Given an intractable distribution p, the problem of variational inference (VI) is to find the best approximation q from some more tractable family. Typically, q is found by minimizing the (reverse) Kullback-Leibler divergence, but in recent papers at ICML and NeurIPS, we have shown how to approximate p by minimizing certain score-based divergences. The first of these papers derives the Batch and Match algorithm for VI with multivariate Gaussian approximations. The second describes an eigenvalue problem (EigenVI) for approximations based on orthogonal function expansions. Finally, the third uses a Feynman identity from quantum field theory to approximate the target density by a product of experts. In related work, this paper in JMLR analyzes the inherent trade-offs in VI with a factorized approximation, and this paper at AISTATS provides some positive guarantees for VI with location-scale families.

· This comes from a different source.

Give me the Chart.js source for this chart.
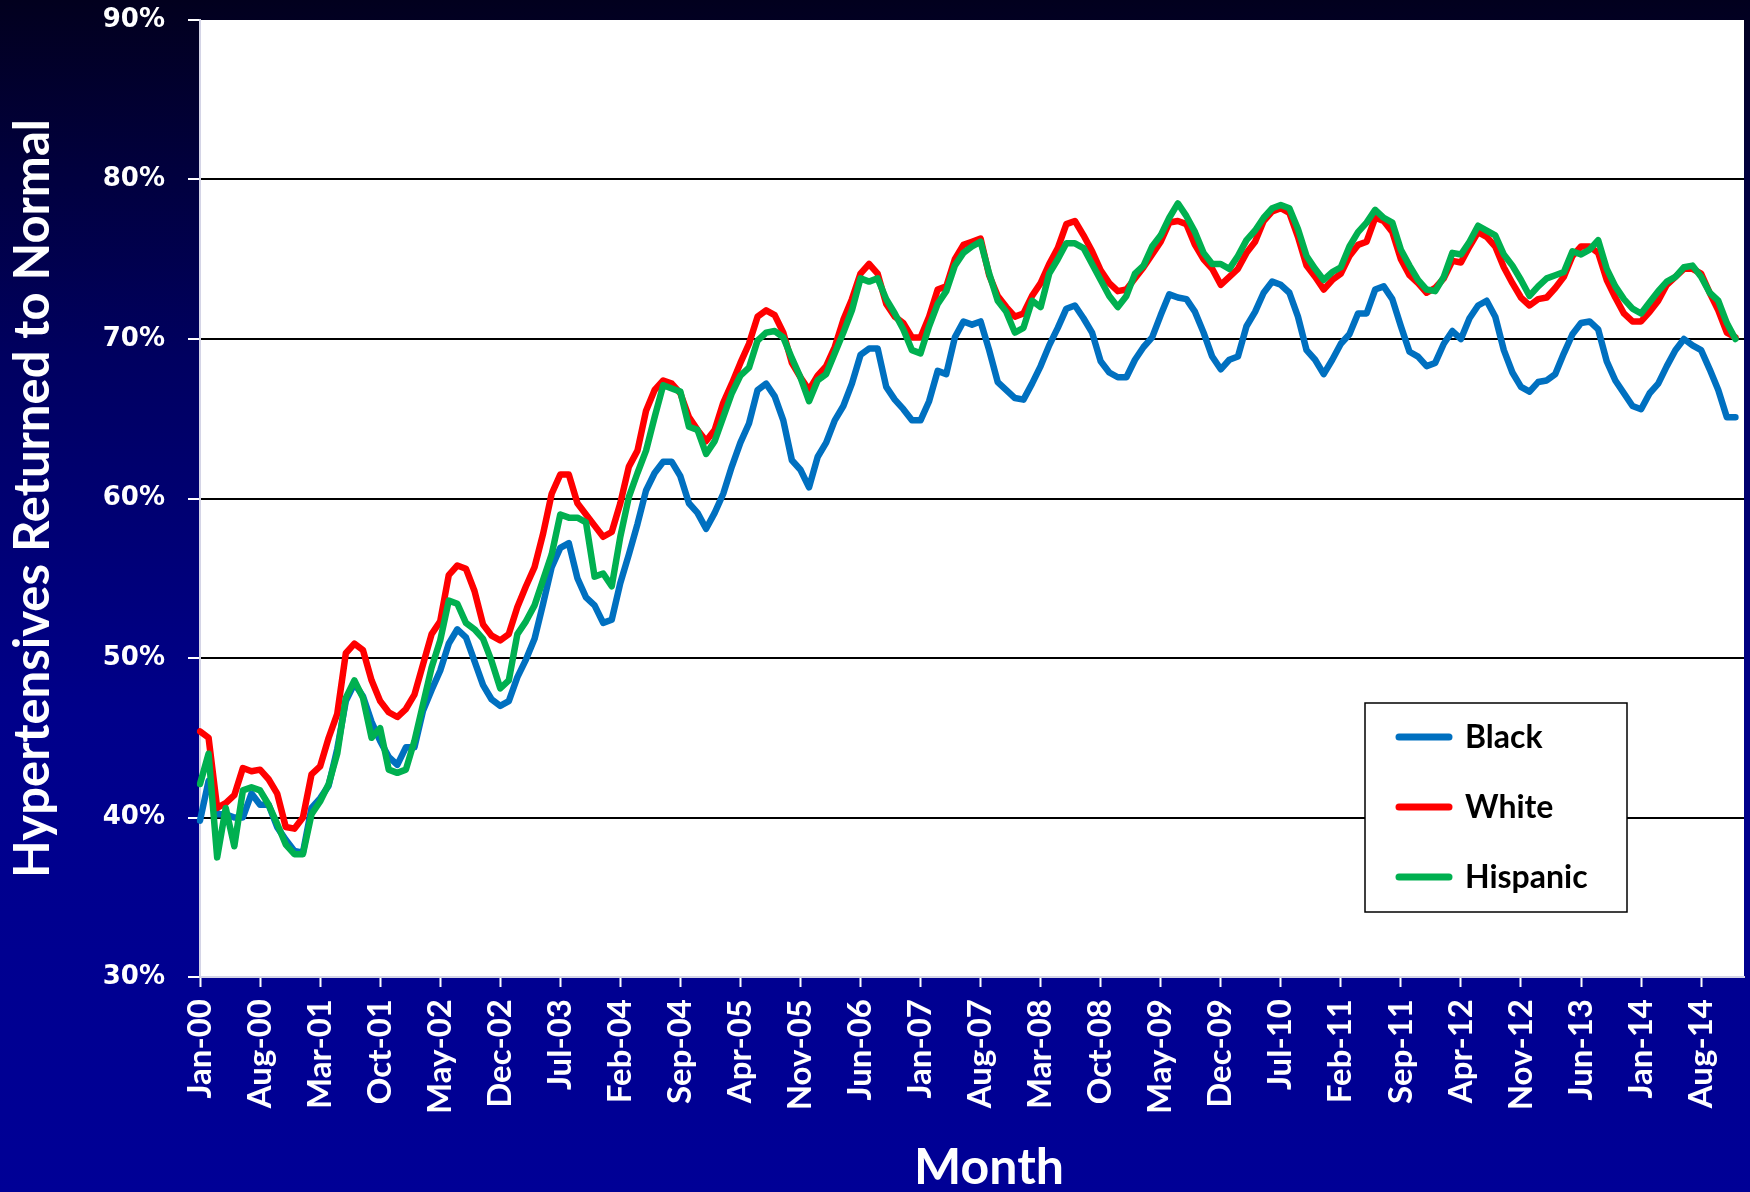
<!DOCTYPE html>
<html>
<head>
<meta charset="utf-8">
<script src="https://cdn.jsdelivr.net/npm/chart.js@4.4.1/dist/chart.umd.min.js"></script>
<style>
  html, body { margin: 0; padding: 0; }
  #wrap {
    width: 1750px; height: 1192px; position: relative;
    background: linear-gradient(to bottom, #02001e 0%, #000060 30%, #00008a 60%, #000096 100%);
  }
</style>
</head>
<body>
<div id="wrap"><canvas id="chart"></canvas></div>
<script>
var monthNames = ['Jan', 'Feb', 'Mar', 'Apr', 'May', 'Jun', 'Jul', 'Aug', 'Sep', 'Oct', 'Nov', 'Dec'];
var yearLabels = ['00', '01', '02', '03', '04', '05', '06', '07', '08', '09', '10', '11', '12', '13', '14', '15'];

// one row per year, Jan..Dec
var black = [
    39.8, 42.3, 40.2, 40.2, 40.0, 40.0, 41.5, 40.8, 40.8, 39.4, 38.6, 37.9,
    37.8, 40.6, 41.2, 42.0, 44.3, 47.3, 48.4, 47.6, 46.0, 44.8, 43.8, 43.3,
    44.4, 44.4, 46.7, 48.0, 49.2, 50.9, 51.8, 51.3, 49.8, 48.3, 47.4, 47.0,
    47.3, 48.8, 49.9, 51.2, 53.4, 55.7, 56.9, 57.2, 55.0, 53.8, 53.3, 52.2,
    52.4, 54.7, 56.5, 58.4, 60.5, 61.6, 62.3, 62.3, 61.4, 59.7, 59.1, 58.1,
    59.1, 60.3, 62.0, 63.5, 64.7, 66.8, 67.2, 66.4, 64.9, 62.4, 61.8, 60.7,
    62.6, 63.5, 64.9, 65.8, 67.2, 69.0, 69.4, 69.4, 67.0, 66.2, 65.6, 64.9,
    64.9, 66.1, 68.0, 67.8, 70.1, 71.1, 70.9, 71.1, 69.3, 67.3, 66.8, 66.3,
    66.2, 67.2, 68.3, 69.6, 70.7, 71.9, 72.1, 71.3, 70.4, 68.6, 67.9, 67.6,
    67.6, 68.7, 69.5, 70.1, 71.5, 72.8, 72.6, 72.5, 71.7, 70.4, 68.9, 68.1,
    68.7, 68.9, 70.8, 71.7, 72.9, 73.6, 73.4, 72.9, 71.4, 69.3, 68.7, 67.8,
    68.7, 69.7, 70.3, 71.6, 71.6, 73.1, 73.3, 72.5, 70.8, 69.2, 68.9, 68.3,
    68.5, 69.7, 70.5, 70.0, 71.3, 72.1, 72.4, 71.4, 69.3, 67.9, 67.0, 66.7,
    67.3, 67.4, 67.8, 69.1, 70.3, 71.0, 71.1, 70.6, 68.6, 67.4, 66.6, 65.8,
    65.6, 66.6, 67.2, 68.3, 69.3, 70.0, 69.6, 69.3, 68.1, 66.8, 65.1, 65.1
];
var white = [
    45.4, 45.0, 40.6, 40.9, 41.4, 43.1, 42.9, 43.0, 42.4, 41.5, 39.4, 39.3,
    40.0, 42.7, 43.2, 45.0, 46.5, 50.3, 50.9, 50.5, 48.6, 47.3, 46.6, 46.3,
    46.8, 47.7, 49.6, 51.5, 52.3, 55.2, 55.8, 55.6, 54.2, 52.1, 51.4, 51.1,
    51.5, 53.2, 54.5, 55.7, 57.8, 60.3, 61.5, 61.5, 59.7, 59.0, 58.3, 57.6,
    57.9, 59.7, 62.0, 63.0, 65.5, 66.8, 67.4, 67.2, 66.6, 65.1, 64.3, 63.6,
    64.3, 66.0, 67.2, 68.5, 69.7, 71.4, 71.8, 71.5, 70.4, 68.5, 67.6, 66.8,
    67.7, 68.3, 69.5, 71.2, 72.5, 74.1, 74.7, 74.1, 72.2, 71.4, 71.0, 70.1,
    70.1, 71.4, 73.1, 73.3, 75.0, 75.9, 76.1, 76.3, 74.0, 72.7, 72.0, 71.4,
    71.6, 72.7, 73.5, 74.7, 75.7, 77.2, 77.4, 76.5, 75.5, 74.3, 73.5, 73.0,
    73.1, 73.8, 74.5, 75.3, 76.1, 77.3, 77.4, 77.2, 75.9, 75.0, 74.4, 73.4,
    73.9, 74.4, 75.4, 76.1, 77.4, 78.0, 78.2, 77.9, 76.4, 74.6, 73.9, 73.1,
    73.7, 74.1, 75.2, 75.9, 76.1, 77.6, 77.4, 76.7, 75.0, 74.0, 73.5, 72.9,
    73.2, 73.8, 74.9, 74.8, 75.8, 76.7, 76.4, 75.8, 74.5, 73.5, 72.6, 72.1,
    72.5, 72.6, 73.2, 73.9, 75.2, 75.8, 75.8, 75.4, 73.7, 72.6, 71.6, 71.1,
    71.1, 71.7, 72.4, 73.4, 73.9, 74.4, 74.4, 74.1, 72.9, 71.8, 70.4, 70.1
];
var hispanic = [
    42.1, 44.0, 37.5, 40.6, 38.2, 41.7, 41.9, 41.7, 40.8, 39.6, 38.3, 37.7,
    37.7, 40.2, 41.0, 42.1, 44.0, 47.5, 48.6, 47.5, 45.0, 45.6, 43.0, 42.8,
    43.0, 44.8, 47.1, 49.4, 51.1, 53.6, 53.4, 52.2, 51.8, 51.2, 49.8, 48.1,
    48.6, 51.5, 52.3, 53.3, 54.9, 56.5, 59.0, 58.8, 58.8, 58.5, 55.1, 55.3,
    54.5, 57.6, 60.1, 61.6, 63.0, 65.1, 67.1, 66.9, 66.7, 64.5, 64.3, 62.8,
    63.6, 65.1, 66.6, 67.7, 68.2, 69.9, 70.4, 70.5, 70.1, 68.8, 67.6, 66.1,
    67.4, 67.8, 69.1, 70.4, 71.8, 73.8, 73.6, 73.8, 72.5, 71.6, 70.6, 69.3,
    69.1, 70.8, 72.2, 73.0, 74.6, 75.4, 75.8, 76.1, 74.1, 72.4, 71.7, 70.4,
    70.7, 72.4, 72.0, 74.1, 75.0, 76.0, 76.0, 75.7, 74.7, 73.7, 72.7, 72.0,
    72.7, 74.1, 74.6, 75.8, 76.5, 77.6, 78.5, 77.7, 76.7, 75.4, 74.7, 74.7,
    74.4, 75.2, 76.2, 76.8, 77.6, 78.2, 78.4, 78.2, 76.9, 75.2, 74.4, 73.7,
    74.2, 74.5, 75.8, 76.7, 77.3, 78.1, 77.6, 77.3, 75.6, 74.6, 73.7, 73.1,
    73.0, 73.9, 75.4, 75.3, 76.1, 77.1, 76.8, 76.5, 75.3, 74.6, 73.7, 72.7,
    73.3, 73.8, 74.0, 74.2, 75.5, 75.3, 75.6, 76.2, 74.4, 73.3, 72.5, 71.9,
    71.6, 72.3, 73.0, 73.6, 73.9, 74.5, 74.6, 73.9, 72.9, 72.4, 71.0, 70.0
];

var seriesNames = ['Black', 'White', 'Hispanic'];
var seriesColors = ['#0070C0', '#FF0000', '#00B050'];
var yMin = 30, yMax = 90, yStep = 10;
var labelEvery = 7;
var xTitle = 'Month';
var yTitle = 'Hypertensives Returned to Normal';

// Jan-00 ... Jan-15 (axis runs one month past the last point)
var labels = [];
yearLabels.forEach(function (yr) {
    monthNames.forEach(function (m) {
        labels.push(m + '-' + yr);
    });
});
labels = labels.slice(0, black.length + 1);

var plotBackground = {
    id: 'plotBackground',
    beforeDraw: function (chart) {
        var a = chart.chartArea;
        chart.ctx.save();
        chart.ctx.fillStyle = '#ffffff';
        chart.ctx.fillRect(a.left, a.top, a.right - a.left, a.bottom - a.top);
        chart.ctx.restore();
    }
};

// legend box inside the plot + x axis title (sits a bit right of centre)
var overlay = {
    id: 'overlay',
    afterDraw: function (chart) {
        var ctx = chart.ctx, a = chart.chartArea;
        var w = 262, h = 209;
        var x = a.right - 117 - w, y = a.bottom - 65 - h;
        ctx.save();
        ctx.fillStyle = '#ffffff';
        ctx.fillRect(x, y, w, h);
        ctx.strokeStyle = '#000000';
        ctx.lineWidth = 1.5;
        ctx.strokeRect(x, y, w, h);
        chart.data.datasets.forEach(function (ds, i) {
            var cy = y + 34 + i * 70;
            ctx.strokeStyle = ds.borderColor;
            ctx.lineWidth = 7;
            ctx.lineCap = 'round';
            ctx.beginPath();
            ctx.moveTo(x + 34, cy);
            ctx.lineTo(x + 84, cy);
            ctx.stroke();
            ctx.fillStyle = '#000000';
            ctx.font = 'bold 32px Lato';
            ctx.textBaseline = 'middle';
            ctx.fillText(ds.label, x + 100, cy + 1);
        });

        ctx.fillStyle = '#ffffff';
        ctx.font = 'bold 50px Lato';
        ctx.textAlign = 'center';
        ctx.textBaseline = 'middle';
        ctx.fillText(xTitle, (a.left + a.right) / 2 + 17, 1168);
        ctx.restore();
    }
};

var seriesData = [black, white, hispanic];
var datasets = seriesData.map(function (d, i) {
    return {
        label: seriesNames[i],
        data: d,
        borderColor: seriesColors[i],
        backgroundColor: seriesColors[i],
        borderWidth: 6.5,
        order: 2 - i
    };
});

new Chart(document.getElementById('chart'), {
    type: 'line',
    data: { labels: labels, datasets: datasets },
    options: {
        responsive: true,
        maintainAspectRatio: false,
        animation: false,
        devicePixelRatio: 1,
        layout: { padding: { left: 0, right: 6, top: 20, bottom: 0 } },
        plugins: {
            legend: { display: false },
            tooltip: { enabled: false }
        },
        elements: {
            point: { radius: 0 },
            line: { borderWidth: 6.5, tension: 0, borderJoinStyle: 'round', borderCapStyle: 'round' }
        },
        scales: {
            x: {
                type: 'category',
                offset: false,
                grid: { drawOnChartArea: false, drawTicks: true, tickLength: 10, tickColor: '#ffffff', tickWidth: 2 },
                border: { display: true, color: '#d4d4e6', width: 2 },
                ticks: {
                    autoSkip: false, maxRotation: 90, minRotation: 90, padding: 12,
                    color: '#ffffff',
                    font: { family: 'Lato', weight: 'bold', size: 33 }
                },
                afterBuildTicks: function (axis) {
                    axis.ticks = axis.ticks.filter(function (t) { return t.value % labelEvery === 0; });
                },
                afterFit: function (axis) {
                    axis.height = 215;
                    axis.paddingLeft = 0;
                    axis.paddingRight = 0;
                }
            },
            y: {
                min: yMin, max: yMax,
                ticks: {
                    stepSize: yStep, padding: 23, color: '#ffffff',
                    font: { family: 'DejaVu Sans', weight: 'bold', size: 26 },
                    callback: function (v) { return v + '%'; }
                },
                grid: {
                    color: function (c) {
                        return (c.tick && (c.tick.value === yMin || c.tick.value === yMax)) ? 'rgba(0,0,0,0)' : '#000000';
                    },
                    lineWidth: 2, tickLength: 12, tickColor: '#ffffff', tickWidth: 2
                },
                border: { display: true, color: '#d4d4e6', width: 2 },
                afterFit: function (axis) {
                    axis.width = 200;
                    axis.paddingTop = 0;
                    axis.paddingBottom = 0;
                },
                title: {
                    display: true, text: yTitle, color: '#ffffff',
                    font: { family: 'Lato', weight: 'bold', size: 49, lineHeight: 1 },
                    padding: { top: 9, bottom: 0 }
                }
            }
        }
    },
    plugins: [plotBackground, overlay]
});
</script>
</body>
</html>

Learning with symmetries: weight-balancing flows

Gradient descent is based on discretizing a continuous-time flow, typically one that descends in a regularized loss function. But what if for all but the simplest types of regularizers we have been discretizing the wrong flow? This paper in TMLR makes two contributions to our understanding of deep learning in feedforward networks with homogeneous activations functions (e.g., ReLU) and rescaling symmetries. The first is to describe a simple procedure for balancing the weights in these networks without changing the end-to-end functions that they compute. The second is to derive a continuous-time dynamics that preserves this balance while descending in the network's loss function. These dynamics reduce to an ordinary gradient flow for l2-norm regularization, but not otherwise. Put another way, this analysis suggests a canonical pairing of alternative flows and regularizers.